Data segment:
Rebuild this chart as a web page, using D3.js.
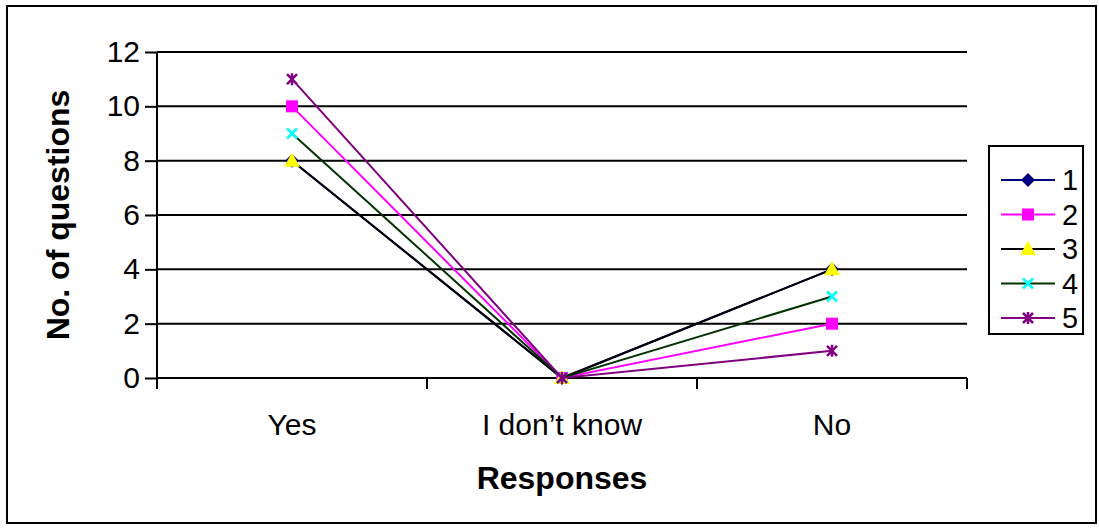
<!DOCTYPE html>
<html><head><meta charset="utf-8">
<script src="https://cdn.jsdelivr.net/npm/d3@7"></script>
<style>body{margin:0;background:#fff}svg{display:block}text{font-family:"Liberation Sans",Arial,sans-serif}</style>
</head><body><svg id="c" width="1099" height="528"></svg>
<script>
const categories = ["Yes", "I don\u2019t know", "No"];
const seriesNames = ["1", "2", "3", "4", "5"];
const s1 = [8, 0, 4];
const s2 = [10, 0, 2];
const s3 = [8, 0, 4];
const s4 = [9, 0, 3];
const s5 = [11, 0, 1];
const yTicks = [0, 2, 4, 6, 8, 10, 12];
const xTitle = "Responses";
const yTitle = "No. of questions";

const seriesValues = [s1, s2, s3, s4, s5];
const lineColors = ["#000080", "#FF00FF", "#000000", "#003300", "#800080"];
const markerColors = ["#000080", "#FF00FF", "#FFFF00", "#00FFFF", "#800080"];
const markerTypes = ["diamond", "square", "triangle", "x", "star"];

const svg = d3.select("#c");
svg.append("rect").attr("x", 7).attr("y", 6).attr("width", 1089).attr("height", 517)
  .attr("fill", "#fff").attr("stroke", "#000").attr("stroke-width", 2);

const L = 157, R = 967, T = 52, B = 378;
const x = d3.scaleBand().domain(categories).range([L, R]);
const y = d3.scaleLinear().domain([0, 12]).range([B, T]);

// gridlines
svg.append("g").selectAll("line").data(yTicks.filter(d => d > 0)).join("line")
  .attr("x1", L).attr("x2", R).attr("y1", d => y(d)).attr("y2", d => y(d))
  .attr("stroke", "#000").attr("stroke-width", 2);

// y axis
const ya = svg.append("g").attr("transform", `translate(${L},0)`)
  .call(d3.axisLeft(y).tickValues(yTicks).tickSize(12).tickPadding(5));
ya.select(".domain").attr("stroke-width", 2).attr("d", `M0,${T}V${B}`);
ya.selectAll(".tick line").attr("stroke-width", 2);
ya.selectAll(".tick text").attr("font-size", 30).attr("fill", "#000").attr("font-family", "Liberation Sans, Arial, sans-serif");

// x axis
const xa = svg.append("g").attr("transform", `translate(0,${B})`)
  .call(d3.axisBottom(x).tickSize(0).tickPadding(36));
xa.select(".domain").attr("stroke-width", 2).attr("d", `M${L},0H${R}`);
xa.selectAll(".tick text").attr("font-size", 30).attr("fill", "#000").attr("font-family", "Liberation Sans, Arial, sans-serif");
// category separator ticks
const sepPos = [...categories.map(c => x(c)), x(categories[categories.length - 1]) + x.bandwidth()];
svg.append("g").selectAll("line").data(sepPos).join("line")
  .attr("x1", d => d).attr("x2", d => d).attr("y1", B).attr("y2", B + 11)
  .attr("stroke", "#000").attr("stroke-width", 2);

// titles
svg.append("text").attr("x", 562).attr("y", 489).attr("text-anchor", "middle")
  .attr("font-size", 32).attr("font-weight", "bold").text(xTitle);
svg.append("text").attr("transform", `translate(69,${(T + B) / 2}) rotate(-90)`).attr("text-anchor", "middle")
  .attr("font-size", 32).attr("font-weight", "bold").text(yTitle);

function drawMarker(g, type, cx, cy, color) {
  if (type === "diamond") {
    g.append("path").attr("d", `M${cx},${cy - 7}L${cx + 7},${cy}L${cx},${cy + 7}L${cx - 7},${cy}Z`).attr("fill", color);
  } else if (type === "square") {
    g.append("rect").attr("x", cx - 6).attr("y", cy - 6).attr("width", 12).attr("height", 12).attr("fill", color);
  } else if (type === "triangle") {
    g.append("path").attr("d", `M${cx},${cy - 8}L${cx + 8},${cy + 6}L${cx - 8},${cy + 6}Z`).attr("fill", color);
  } else if (type === "x") {
    g.append("path").attr("d", `M${cx - 5},${cy - 5}L${cx + 5},${cy + 5}M${cx - 5},${cy + 5}L${cx + 5},${cy - 5}`)
      .attr("stroke", color).attr("stroke-width", 2.5);
  } else if (type === "star") {
    g.append("path").attr("d", `M${cx - 5},${cy - 5}L${cx + 5},${cy + 5}M${cx - 5},${cy + 5}L${cx + 5},${cy - 5}M${cx},${cy - 6}V${cy + 6}`)
      .attr("stroke", color).attr("stroke-width", 2.5);
  }
}

const cx = c => x(c) + x.bandwidth() / 2;
const line = d3.line().x((d, i) => cx(categories[i])).y(d => y(d));
seriesValues.forEach((vals, si) => {
  const g = svg.append("g");
  g.append("path").datum(vals).attr("d", line).attr("fill", "none")
    .attr("stroke", lineColors[si]).attr("stroke-width", 2);
  vals.forEach((v, i) => drawMarker(g, markerTypes[si], cx(categories[i]), y(v), markerColors[si]));
});

// legend
const lg = svg.append("g");
lg.append("rect").attr("x", 989).attr("y", 146).attr("width", 94).attr("height", 188)
  .attr("fill", "#fff").attr("stroke", "#000").attr("stroke-width", 2);
seriesNames.forEach((n, i) => {
  const ly = 180 + i * 34.5;
  lg.append("line").attr("x1", 1001).attr("x2", 1055).attr("y1", ly).attr("y2", ly)
    .attr("stroke", lineColors[i]).attr("stroke-width", 2);
  drawMarker(lg, markerTypes[i], 1028, ly, markerColors[i]);
  lg.append("text").attr("x", 1062).attr("y", ly).attr("dy", "0.36em").attr("font-size", 29).text(n);
});
</script></body></html>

Objective: Do not copy the pictures, but repeat every line exactly.

Full solution:
Rebuild this chart as a web page, using D3.js.
<!DOCTYPE html>
<html><head><meta charset="utf-8">
<script src="https://cdn.jsdelivr.net/npm/d3@7"></script>
<style>body{margin:0;background:#fff}svg{display:block}text{font-family:"Liberation Sans",Arial,sans-serif}</style>
</head><body><svg id="c" width="1099" height="528"></svg>
<script>
const categories = ["Yes", "I don\u2019t know", "No"];
const seriesNames = ["1", "2", "3", "4", "5"];
const s1 = [8, 0, 4];
const s2 = [10, 0, 2];
const s3 = [8, 0, 4];
const s4 = [9, 0, 3];
const s5 = [11, 0, 1];
const yTicks = [0, 2, 4, 6, 8, 10, 12];
const xTitle = "Responses";
const yTitle = "No. of questions";

const seriesValues = [s1, s2, s3, s4, s5];
const lineColors = ["#000080", "#FF00FF", "#000000", "#003300", "#800080"];
const markerColors = ["#000080", "#FF00FF", "#FFFF00", "#00FFFF", "#800080"];
const markerTypes = ["diamond", "square", "triangle", "x", "star"];

const svg = d3.select("#c");
svg.append("rect").attr("x", 7).attr("y", 6).attr("width", 1089).attr("height", 517)
  .attr("fill", "#fff").attr("stroke", "#000").attr("stroke-width", 2);

const L = 157, R = 967, T = 52, B = 378;
const x = d3.scaleBand().domain(categories).range([L, R]);
const y = d3.scaleLinear().domain([0, 12]).range([B, T]);

// gridlines
svg.append("g").selectAll("line").data(yTicks.filter(d => d > 0)).join("line")
  .attr("x1", L).attr("x2", R).attr("y1", d => y(d)).attr("y2", d => y(d))
  .attr("stroke", "#000").attr("stroke-width", 2);

// y axis
const ya = svg.append("g").attr("transform", `translate(${L},0)`)
  .call(d3.axisLeft(y).tickValues(yTicks).tickSize(12).tickPadding(5));
ya.select(".domain").attr("stroke-width", 2).attr("d", `M0,${T}V${B}`);
ya.selectAll(".tick line").attr("stroke-width", 2);
ya.selectAll(".tick text").attr("font-size", 30).attr("fill", "#000").attr("font-family", "Liberation Sans, Arial, sans-serif");

// x axis
const xa = svg.append("g").attr("transform", `translate(0,${B})`)
  .call(d3.axisBottom(x).tickSize(0).tickPadding(36));
xa.select(".domain").attr("stroke-width", 2).attr("d", `M${L},0H${R}`);
xa.selectAll(".tick text").attr("font-size", 30).attr("fill", "#000").attr("font-family", "Liberation Sans, Arial, sans-serif");
// category separator ticks
const sepPos = [...categories.map(c => x(c)), x(categories[categories.length - 1]) + x.bandwidth()];
svg.append("g").selectAll("line").data(sepPos).join("line")
  .attr("x1", d => d).attr("x2", d => d).attr("y1", B).attr("y2", B + 11)
  .attr("stroke", "#000").attr("stroke-width", 2);

// titles
svg.append("text").attr("x", 562).attr("y", 489).attr("text-anchor", "middle")
  .attr("font-size", 32).attr("font-weight", "bold").text(xTitle);
svg.append("text").attr("transform", `translate(69,${(T + B) / 2}) rotate(-90)`).attr("text-anchor", "middle")
  .attr("font-size", 32).attr("font-weight", "bold").text(yTitle);

function drawMarker(g, type, cx, cy, color) {
  if (type === "diamond") {
    g.append("path").attr("d", `M${cx},${cy - 7}L${cx + 7},${cy}L${cx},${cy + 7}L${cx - 7},${cy}Z`).attr("fill", color);
  } else if (type === "square") {
    g.append("rect").attr("x", cx - 6).attr("y", cy - 6).attr("width", 12).attr("height", 12).attr("fill", color);
  } else if (type === "triangle") {
    g.append("path").attr("d", `M${cx},${cy - 8}L${cx + 8},${cy + 6}L${cx - 8},${cy + 6}Z`).attr("fill", color);
  } else if (type === "x") {
    g.append("path").attr("d", `M${cx - 5},${cy - 5}L${cx + 5},${cy + 5}M${cx - 5},${cy + 5}L${cx + 5},${cy - 5}`)
      .attr("stroke", color).attr("stroke-width", 2.5);
  } else if (type === "star") {
    g.append("path").attr("d", `M${cx - 5},${cy - 5}L${cx + 5},${cy + 5}M${cx - 5},${cy + 5}L${cx + 5},${cy - 5}M${cx},${cy - 6}V${cy + 6}`)
      .attr("stroke", color).attr("stroke-width", 2.5);
  }
}

const cx = c => x(c) + x.bandwidth() / 2;
const line = d3.line().x((d, i) => cx(categories[i])).y(d => y(d));
seriesValues.forEach((vals, si) => {
  const g = svg.append("g");
  g.append("path").datum(vals).attr("d", line).attr("fill", "none")
    .attr("stroke", lineColors[si]).attr("stroke-width", 2);
  vals.forEach((v, i) => drawMarker(g, markerTypes[si], cx(categories[i]), y(v), markerColors[si]));
});

// legend
const lg = svg.append("g");
lg.append("rect").attr("x", 989).attr("y", 146).attr("width", 94).attr("height", 188)
  .attr("fill", "#fff").attr("stroke", "#000").attr("stroke-width", 2);
seriesNames.forEach((n, i) => {
  const ly = 180 + i * 34.5;
  lg.append("line").attr("x1", 1001).attr("x2", 1055).attr("y1", ly).attr("y2", ly)
    .attr("stroke", lineColors[i]).attr("stroke-width", 2);
  drawMarker(lg, markerTypes[i], 1028, ly, markerColors[i]);
  lg.append("text").attr("x", 1062).attr("y", ly).attr("dy", "0.36em").attr("font-size", 29).text(n);
});
</script></body></html>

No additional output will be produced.